いかにも神経質そうなミザーブ軍曹を演じるショーン・ペン(Sean Justin Penn)は、マドンナの元夫で映画監督としても知られる俳優だ。部下に的確な指示を出し、ベトコンの落とし穴に落ちた間抜けな主人公を救出する勇敢な軍曹が、次第に狂気を帯びてくる様子には緊張する。その鬼気迫る演技には凄味が感じられた。

それでもある作家が戦争体験を綴った手記によれば、戦闘中の兵士の顔は恐怖と怒りが入り混じった独特の表情で、断末魔の形相は決して再現できるものではないらしい。その地獄の鬼のような、獣のような形相は、一度見れば一生忘れることができないほど恐ろしいものであるらしい。戦争は、ただ人がたくさん死ぬという以上に恐ろしいもののようだ。

少女オアン

凄い演技といえば、アジア人の少女オアンもすごかった。ほとんどオカルトだ。きっと主人公のエリクソンも同じように、どの世帯も無防備に戸口を開けたままで就寝するような素朴な集落に忍び込み、夜中に少女を拉致するという行為。毒蛇や毒蜘蛛がうろつくジャングルの中を裸足で歩かせ、飲まず食わずで5日間連れ回したというのも事実なのだろう。随分ひどい話だ。

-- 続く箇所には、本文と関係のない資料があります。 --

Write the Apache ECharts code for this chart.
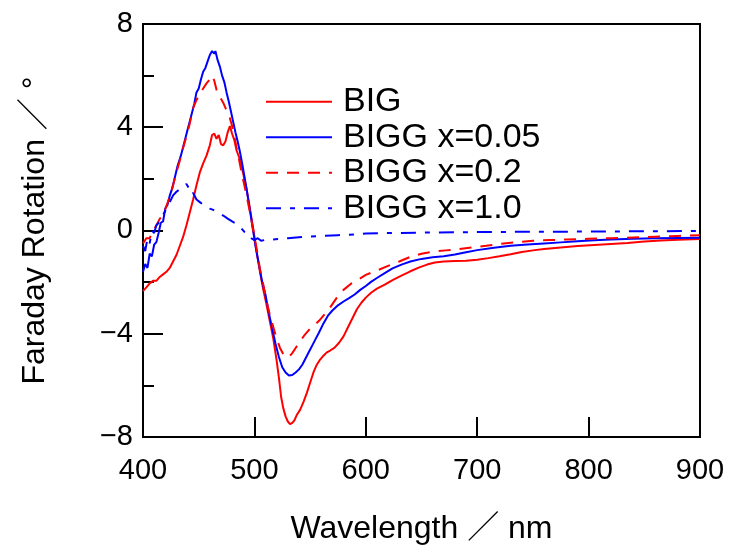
<!DOCTYPE html>
<html>
<head>
<meta charset="utf-8">
<script src="https://cdn.jsdelivr.net/npm/echarts@6/dist/echarts.min.js"></script>
<style>html,body{margin:0;padding:0;background:#fff}#c{width:730px;height:550px}</style>
</head>
<body>
<div id="c"></div>
<script>
// Wavelength (nm) and Faraday rotation (deg)
var wlBIG = [400,403,406,409,412,415,418,421,424,427,430,433,436,439,442,445,448,451,454,457,460,462,464,466,468,470,472,474,476,478,480,482,484,487,490,493,496,499,502,505,508,511,514,517,520,522,524,526,528,530,532,534,536,538,541,544,547,550,553,556,559,562,565,568,572,576,580,584,588,592,596,600,605,610,617,624,632,640,648,655,662,670,680,690,700,710,720,730,740,750,760,775,790,805,820,835,850,865,880,900];
var frBIG = [-2.35,-2.2,-2.05,-1.95,-1.95,-1.8,-1.7,-1.6,-1.45,-1.2,-0.95,-0.6,-0.25,0.2,0.7,1.2,1.75,2.25,2.6,2.9,3.3,3.7,3.75,3.55,3.7,3.35,3.3,3.45,3.8,4.05,3.75,3.5,3.1,2.75,2.2,1.6,0.85,0.05,-0.85,-1.6,-2.3,-2.9,-3.55,-4.2,-5.05,-5.7,-6.45,-6.9,-7.2,-7.4,-7.5,-7.45,-7.35,-7.15,-6.95,-6.65,-6.3,-5.9,-5.5,-5.2,-5.0,-4.85,-4.72,-4.65,-4.54,-4.35,-4.1,-3.75,-3.4,-3.05,-2.8,-2.6,-2.4,-2.25,-2.1,-1.92,-1.75,-1.58,-1.43,-1.32,-1.24,-1.2,-1.18,-1.17,-1.13,-1.07,-1.0,-0.92,-0.83,-0.77,-0.72,-0.66,-0.6,-0.56,-0.52,-0.48,-0.43,-0.39,-0.36,-0.33];

var wlX005 = [400,402,404,406,408,410,412,414,416,418,420,422,424,426,428,431,434,437,440,443,446,448,450,452,454,456,458,460,462,464,465,467,469,471,473,475,477,479,481,483,485,487,489,491,493,495,497,499,501,504,507,510,513,516,519,522,525,528,531,534,537,540,543,546,549,552,555,558,562,566,570,575,580,585,590,595,600,605,610,617,624,632,640,650,660,670,680,690,700,715,730,745,760,775,790,805,820,840,860,880,900];
var frX005 = [-1.6,-1.3,-1.45,-0.9,-1.0,-0.55,-0.45,-0.1,0.3,0.35,0.85,1.0,1.35,1.6,1.95,2.5,2.9,3.4,3.9,4.4,4.9,5.35,5.5,5.85,6.15,6.3,6.55,6.8,6.95,6.85,6.95,6.6,6.35,6.0,5.75,5.35,5.0,4.6,4.2,3.8,3.45,3.05,2.6,2.1,1.6,1.05,0.5,-0.05,-0.6,-1.3,-2.0,-2.5,-3.2,-3.8,-4.4,-4.9,-5.3,-5.5,-5.62,-5.6,-5.5,-5.38,-5.2,-4.95,-4.7,-4.45,-4.2,-3.95,-3.6,-3.3,-3.1,-2.9,-2.75,-2.62,-2.48,-2.3,-2.15,-1.98,-1.84,-1.65,-1.47,-1.32,-1.2,-1.1,-1.04,-1.0,-0.93,-0.84,-0.76,-0.67,-0.59,-0.54,-0.5,-0.46,-0.42,-0.38,-0.35,-0.32,-0.3,-0.29,-0.28];

var wlX02 = [400,403,406,409,412,415,418,421,424,427,430,433,436,439,442,445,448,451,454,457,460,462,464,466,468,470,472,474,476,478,480,482,484,486,488,490,493,496,499,502,505,508,511,514,517,520,523,526,529,531,534,537,541,545,549,553,558,563,568,574,580,587,594,600,610,620,630,640,650,660,672,684,696,708,720,735,750,765,780,800,820,840,860,880,900];
var frX02 = [-0.5,-0.3,-0.3,0.0,0.2,0.45,0.6,0.95,1.3,1.75,2.25,2.7,3.2,3.65,4.15,4.75,5.05,5.3,5.5,5.7,5.85,6.0,5.8,5.45,5.25,5.1,4.95,4.75,4.55,4.35,4.05,3.65,3.2,2.8,2.35,1.95,1.35,0.7,0.0,-0.7,-1.5,-2.1,-2.75,-3.3,-3.75,-4.2,-4.55,-4.8,-4.92,-4.9,-4.75,-4.55,-4.3,-4.05,-3.85,-3.7,-3.5,-3.25,-2.98,-2.6,-2.3,-2.05,-1.88,-1.72,-1.55,-1.37,-1.2,-1.02,-0.9,-0.82,-0.77,-0.72,-0.65,-0.59,-0.52,-0.45,-0.4,-0.37,-0.35,-0.32,-0.3,-0.27,-0.24,-0.21,-0.18];

var wlX10 = [400,402,404,406,408,410,412,415,418,421,424,427,430,433,436,439,441,443,445,448,451,454,457,460,463,466,469,472,476,480,484,488,491,494,497,500,503,506,510,515,522,530,540,550,560,575,590,600,620,650,700,750,800,850,900];
var frX10 = [-0.6,-0.8,-0.3,-0.5,0.0,-0.1,0.2,0.35,0.6,0.85,1.1,1.36,1.5,1.6,1.7,1.8,1.65,1.4,1.45,1.2,1.1,1.0,0.95,0.85,0.8,0.72,0.65,0.58,0.46,0.35,0.25,0.1,-0.05,-0.1,-0.3,-0.37,-0.3,-0.4,-0.36,-0.35,-0.33,-0.3,-0.26,-0.23,-0.21,-0.18,-0.15,-0.12,-0.1,-0.08,-0.06,-0.05,-0.04,-0.03,-0.02];

var seriesNames = ['BIG', 'BIGG x=0.05', 'BIGG x=0.2', 'BIGG x=1.0'];
var xTicks = [400, 500, 600, 700, 800, 900];
var yTicks = [-8, -4, 0, 4, 8];

function pairs(xs, ys) { return xs.map(function (x, i) { return [x, ys[i]]; }); }

var font = 'Liberation Sans, Arial, "Noto Sans CJK JP", sans-serif';
var chart = echarts.init(document.getElementById('c'), null, { renderer: 'canvas' });

function mkSeries(name, xs, ys, color, type) {
  return {
    name: name, type: 'line', data: pairs(xs, ys),
    symbol: 'none', showSymbol: false, smooth: false, animation: false,
    lineStyle: { color: color, width: 2, type: type },
    itemStyle: { color: color },
    z: 3
  };
}

chart.setOption({
  animation: false,
  backgroundColor: '#fff',
  grid: { left: 143, right: 30, top: 24, bottom: 110, show: true, borderColor: '#000', borderWidth: 2, backgroundColor: 'transparent' },
  legend: {
    orient: 'vertical', left: 260, top: 79,
    itemWidth: 66, itemHeight: 14, itemGap: 0,
    data: seriesNames,
    itemStyle: { opacity: 0 },
    textStyle: { fontFamily: font, fontSize: 34, color: '#000', lineHeight: 35.5, padding: [0, 0, 0, 6] }
  },
  xAxis: {
    type: 'value', min: xTicks[0], max: xTicks[xTicks.length - 1], interval: 100,
    name: 'Wavelength \uff0f nm', nameLocation: 'middle', nameGap: 76,
    nameTextStyle: { fontFamily: font, fontSize: 32, color: '#000' },
    axisLine: { show: true, onZero: false, lineStyle: { color: '#000', width: 2 } },
    axisTick: { show: true, inside: true, length: 20, lineStyle: { color: '#000', width: 2 } },
    axisLabel: { fontFamily: font, fontSize: 29, color: '#000', margin: 20 },
    splitLine: { show: false }
  },
  yAxis: {
    type: 'value', min: yTicks[0], max: yTicks[yTicks.length - 1], interval: 4,
    name: 'Faraday Rotation \uff0f \u00b0', nameLocation: 'middle', nameGap: 92, nameRotate: 90,
    nameTextStyle: { fontFamily: font, fontSize: 32, color: '#000' },
    axisLine: { show: true, onZero: false, lineStyle: { color: '#000', width: 2 } },
    axisTick: { show: true, inside: true, length: 20, lineStyle: { color: '#000', width: 2 } },
    minorTick: { show: true, splitNumber: 2, length: 11, lineStyle: { color: '#000', width: 2 } },
    axisLabel: { fontFamily: font, fontSize: 29, color: '#000', margin: 10, padding: [6, 0, 0, 0],
      formatter: function (v) { return v < 0 ? '\u2212' + Math.abs(v) : String(v); } },
    splitLine: { show: false }, minorSplitLine: { show: false }
  },
  series: [
    mkSeries(seriesNames[0], wlBIG, frBIG, '#ff0000', 'solid'),
    mkSeries(seriesNames[1], wlX005, frX005, '#0000ff', 'solid'),
    mkSeries(seriesNames[2], wlX02, frX02, '#ff0000', [12, 9]),
    mkSeries(seriesNames[3], wlX10, frX10, '#0000ff', [15, 9, 5, 9])
  ]
});
</script>
</body>
</html>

同僚のディアズが寝返る場面は予想通りという感じ。自分と同じ信念を、友も貫くと信じていた世間知らずで純粋な主人公が、隊の中で孤立する重要な場面だ。キャスティングや脚本次第ではもっと伝わったかもしれないのにと残念だった。少女に言葉が通じないことにエリクソンが苛立つシーンでは、切なくて少し涙が出た。あの場面で少女がしきりに訴えていたこととは何だったのだろう。

戦争映画はどんな終わり方でもまったく救いが無い。この作品の最後に登場するアジア人の女子大生もそうだ。演じているのは惨殺されたカンボジアの少女と一人二役で、回想シーンが終わったとき主人公のエリクソンと一緒にギョッとすることになる。まるで何かに憑り付かれたかのように女子大生の跡を追うエリクソンと、憔悴しきったエリクソンに優しい言葉をかけて労う女子大生。

女子大生は天国のオアンなのか

天国に昇った少女オアンが、エリクソンの心優しい行いに感謝しているとの暗示なのか。もう終わったことなのよと赦しを与えているのか。少し軽くなったように見えるエリクソンの表情からはそんな解釈ができなくもないが、あの恐ろしい最期を迎えた少女が成仏できたとは到底思えないし、一瞬でもエリクソンと心通わせるシーンがあったかと振り返っても思い出せない。

ついでに言えば、同じアジアの言葉としてエリクソンが少女に語りかけた「ママさん」という言葉だが、あの若さでベトナム戦争に従事している青年が、いつどこで憶えたという設定なのだろう。他にもいくつか気になるシーンがあったが、もう観かえしたくない映画のひとつだ。

この映画の中で正しいことを言っている人間がいるとすれば、それはきっとエリクソンに「忘れろ」と助言した黒人の上官だろう。彼は諦めろと言ったのではなく、自分自身の体験を通してこの世界で起きることを裁くなと教えたのではないだろうか。誰もがあの戦争の被害者(casualties of war)なのだ。